> _To do_:
Reproduce every line of the material below, but drop the pictures.

> _Information provided_:

============================================================

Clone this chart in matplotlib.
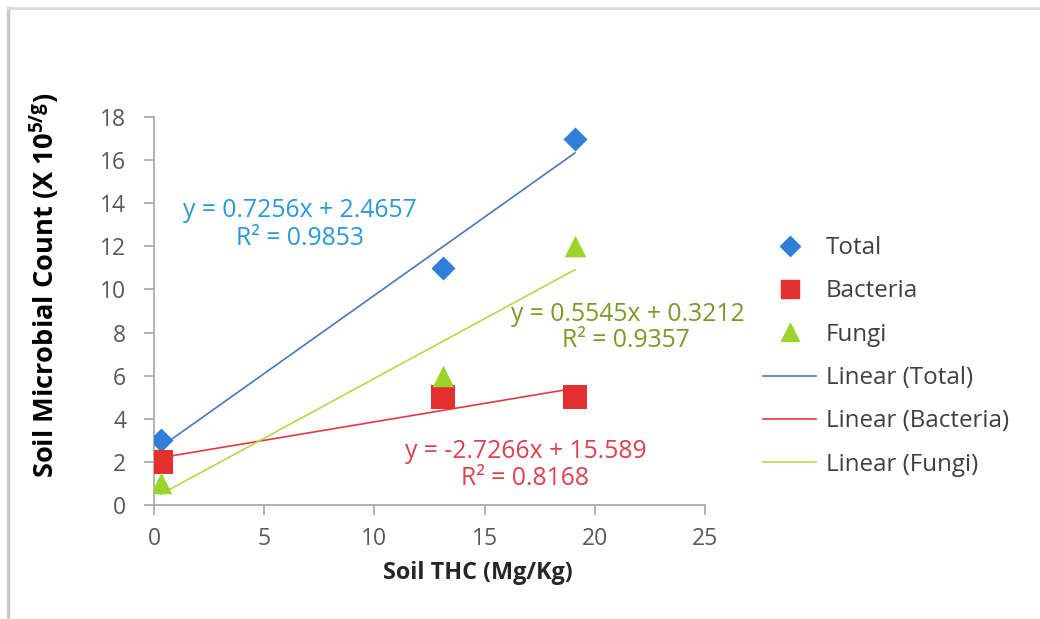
import numpy as np
import matplotlib
matplotlib.use("Agg")
import matplotlib.pyplot as plt
from matplotlib.lines import Line2D

# Data
thc = [0.3, 13.1, 19.1]
total = [3, 11, 17]
bacteria = [2, 5, 5]
fungi = [1, 6, 12]

eq_total = ["y = 0.7256x + 2.4657", "R² = 0.9853"]
eq_fungi = ["y = 0.5545x + 0.3212", "R² = 0.9357"]
eq_bact = ["y = -2.7266x + 15.589", "R² = 0.8168"]

xticks = [0, 5, 10, 15, 20, 25]
yticks = [0, 2, 4, 6, 8, 10, 12, 14, 16, 18]

plt.rcParams['font.family'] = ['Open Sans', 'DejaVu Sans']
plt.rcParams['mathtext.fontset'] = 'custom'
plt.rcParams['mathtext.rm'] = 'Open Sans'
plt.rcParams['mathtext.bf'] = 'Open Sans:bold'

W, H = 1040, 619
fig = plt.figure(figsize=(10.4, 6.19), dpi=100)
ax = fig.add_axes([154/W, 1-505/H, (705-154)/W, (505-117)/H])

c_total_m = '#2f7ed8'
c_bact_m = '#e3302f'
c_fungi_m = '#9bd42a'
c_total_l = '#4a78b8'
c_bact_l = '#e03a45'
c_fungi_l = '#c3d24a'

x = np.array(thc)
xs = np.array([x.min(), x.max()])
for ys, col in [(total, c_total_l), (bacteria, c_bact_l), (fungi, c_fungi_l)]:
    p = np.polyfit(x, np.array(ys, dtype=float), 1)
    ax.plot(xs, np.polyval(p, xs), color=col, lw=1.2, zorder=2)

ax.scatter(thc, total, marker='D', s=150, color=c_total_m, zorder=3, linewidths=0)
ax.scatter(thc, bacteria, marker='s', s=320, color=c_bact_m, zorder=3, linewidths=0)
ax.scatter(thc, fungi, marker='^', s=240, color=c_fungi_m, zorder=3, linewidths=0)

ax.set_xlim(0, 25)
ax.set_ylim(0, 18)
ax.set_xticks(xticks)
ax.set_yticks(yticks)
for s in ['top', 'right']:
    ax.spines[s].set_visible(False)
for s in ['left', 'bottom']:
    ax.spines[s].set_color('#a6a6a6')
    ax.spines[s].set_linewidth(1.2)
ax.tick_params(axis='both', colors='#a6a6a6', length=7, width=1.2, labelsize=16.5,
               labelcolor='#595959')
ax.tick_params(axis='y', pad=13)
ax.tick_params(axis='x', pad=9)

fig.text(478/W, 1-573/H, 'Soil THC (Mg/Kg)', fontsize=16.8, fontweight='bold',
         color='#262626', ha='center', va='center')
fig.text(45/W, 1-285/H, r'Soil Microbial Count (X 10$^{\mathbf{5/g}}$)', fontsize=19.6,
         fontweight='bold', color='black', rotation=90, ha='center', va='center')

fs_eq = 17.8
ax.text(6.62, 13.68, eq_total[0], color='#2a9ad4', fontsize=fs_eq, ha='center', va='center')
ax.text(6.62, 12.38, eq_total[1], color='#2a9ad4', fontsize=fs_eq, ha='center', va='center')
ax.text(21.5, 8.86, eq_fungi[0], color='#7a9a28', fontsize=fs_eq, ha='center', va='center')
ax.text(21.4, 7.61, eq_fungi[1], color='#7a9a28', fontsize=fs_eq, ha='center', va='center')
ax.text(16.85, 2.46, eq_bact[0], color='#e0404f', fontsize=fs_eq, ha='center', va='center')
ax.text(16.85, 1.21, eq_bact[1], color='#e0404f', fontsize=fs_eq, ha='center', va='center')

handles = [
    Line2D([], [], ls='none', marker='D', color=c_total_m, markersize=10),
    Line2D([], [], ls='none', marker='s', color=c_bact_m, markersize=13),
    Line2D([], [], ls='none', marker='^', color=c_fungi_m, markersize=13),
    Line2D([], [], color=c_total_l, lw=1.2),
    Line2D([], [], color=c_bact_l, lw=1.2),
    Line2D([], [], color=c_fungi_l, lw=1.2),
]
labels = ['Total', 'Bacteria', 'Fungi', 'Linear (Total)', 'Linear (Bacteria)', 'Linear (Fungi)']
leg = fig.legend(handles, labels, loc='upper left', bbox_to_anchor=(763/W, 1-236/H),
                 frameon=False, fontsize=17.4, labelspacing=0.8, handlelength=2.2,
                 handletextpad=0.4, borderaxespad=0, borderpad=0)
for t in leg.get_texts():
    t.set_color('#404040')

# outer frame edges
fig.add_artist(Line2D([8/W, 8/W], [0, 1-8/H], color='#c8c8c8', lw=2.5,
                      transform=fig.transFigure))
fig.add_artist(Line2D([8/W, 1], [1-8/H, 1-8/H], color='#dcdcdc', lw=2,
                      transform=fig.transFigure))

fig.savefig('out.png', dpi=100)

============================================================

> _Result of this task_:
Clone this chart in matplotlib.
import numpy as np
import matplotlib
matplotlib.use("Agg")
import matplotlib.pyplot as plt
from matplotlib.lines import Line2D

# Data
thc = [0.3, 13.1, 19.1]
total = [3, 11, 17]
bacteria = [2, 5, 5]
fungi = [1, 6, 12]

eq_total = ["y = 0.7256x + 2.4657", "R² = 0.9853"]
eq_fungi = ["y = 0.5545x + 0.3212", "R² = 0.9357"]
eq_bact = ["y = -2.7266x + 15.589", "R² = 0.8168"]

xticks = [0, 5, 10, 15, 20, 25]
yticks = [0, 2, 4, 6, 8, 10, 12, 14, 16, 18]

plt.rcParams['font.family'] = ['Open Sans', 'DejaVu Sans']
plt.rcParams['mathtext.fontset'] = 'custom'
plt.rcParams['mathtext.rm'] = 'Open Sans'
plt.rcParams['mathtext.bf'] = 'Open Sans:bold'

W, H = 1040, 619
fig = plt.figure(figsize=(10.4, 6.19), dpi=100)
ax = fig.add_axes([154/W, 1-505/H, (705-154)/W, (505-117)/H])

c_total_m = '#2f7ed8'
c_bact_m = '#e3302f'
c_fungi_m = '#9bd42a'
c_total_l = '#4a78b8'
c_bact_l = '#e03a45'
c_fungi_l = '#c3d24a'

x = np.array(thc)
xs = np.array([x.min(), x.max()])
for ys, col in [(total, c_total_l), (bacteria, c_bact_l), (fungi, c_fungi_l)]:
    p = np.polyfit(x, np.array(ys, dtype=float), 1)
    ax.plot(xs, np.polyval(p, xs), color=col, lw=1.2, zorder=2)

ax.scatter(thc, total, marker='D', s=150, color=c_total_m, zorder=3, linewidths=0)
ax.scatter(thc, bacteria, marker='s', s=320, color=c_bact_m, zorder=3, linewidths=0)
ax.scatter(thc, fungi, marker='^', s=240, color=c_fungi_m, zorder=3, linewidths=0)

ax.set_xlim(0, 25)
ax.set_ylim(0, 18)
ax.set_xticks(xticks)
ax.set_yticks(yticks)
for s in ['top', 'right']:
    ax.spines[s].set_visible(False)
for s in ['left', 'bottom']:
    ax.spines[s].set_color('#a6a6a6')
    ax.spines[s].set_linewidth(1.2)
ax.tick_params(axis='both', colors='#a6a6a6', length=7, width=1.2, labelsize=16.5,
               labelcolor='#595959')
ax.tick_params(axis='y', pad=13)
ax.tick_params(axis='x', pad=9)

fig.text(478/W, 1-573/H, 'Soil THC (Mg/Kg)', fontsize=16.8, fontweight='bold',
         color='#262626', ha='center', va='center')
fig.text(45/W, 1-285/H, r'Soil Microbial Count (X 10$^{\mathbf{5/g}}$)', fontsize=19.6,
         fontweight='bold', color='black', rotation=90, ha='center', va='center')

fs_eq = 17.8
ax.text(6.62, 13.68, eq_total[0], color='#2a9ad4', fontsize=fs_eq, ha='center', va='center')
ax.text(6.62, 12.38, eq_total[1], color='#2a9ad4', fontsize=fs_eq, ha='center', va='center')
ax.text(21.5, 8.86, eq_fungi[0], color='#7a9a28', fontsize=fs_eq, ha='center', va='center')
ax.text(21.4, 7.61, eq_fungi[1], color='#7a9a28', fontsize=fs_eq, ha='center', va='center')
ax.text(16.85, 2.46, eq_bact[0], color='#e0404f', fontsize=fs_eq, ha='center', va='center')
ax.text(16.85, 1.21, eq_bact[1], color='#e0404f', fontsize=fs_eq, ha='center', va='center')

handles = [
    Line2D([], [], ls='none', marker='D', color=c_total_m, markersize=10),
    Line2D([], [], ls='none', marker='s', color=c_bact_m, markersize=13),
    Line2D([], [], ls='none', marker='^', color=c_fungi_m, markersize=13),
    Line2D([], [], color=c_total_l, lw=1.2),
    Line2D([], [], color=c_bact_l, lw=1.2),
    Line2D([], [], color=c_fungi_l, lw=1.2),
]
labels = ['Total', 'Bacteria', 'Fungi', 'Linear (Total)', 'Linear (Bacteria)', 'Linear (Fungi)']
leg = fig.legend(handles, labels, loc='upper left', bbox_to_anchor=(763/W, 1-236/H),
                 frameon=False, fontsize=17.4, labelspacing=0.8, handlelength=2.2,
                 handletextpad=0.4, borderaxespad=0, borderpad=0)
for t in leg.get_texts():
    t.set_color('#404040')

# outer frame edges
fig.add_artist(Line2D([8/W, 8/W], [0, 1-8/H], color='#c8c8c8', lw=2.5,
                      transform=fig.transFigure))
fig.add_artist(Line2D([8/W, 1], [1-8/H, 1-8/H], color='#dcdcdc', lw=2,
                      transform=fig.transFigure))

fig.savefig('out.png', dpi=100)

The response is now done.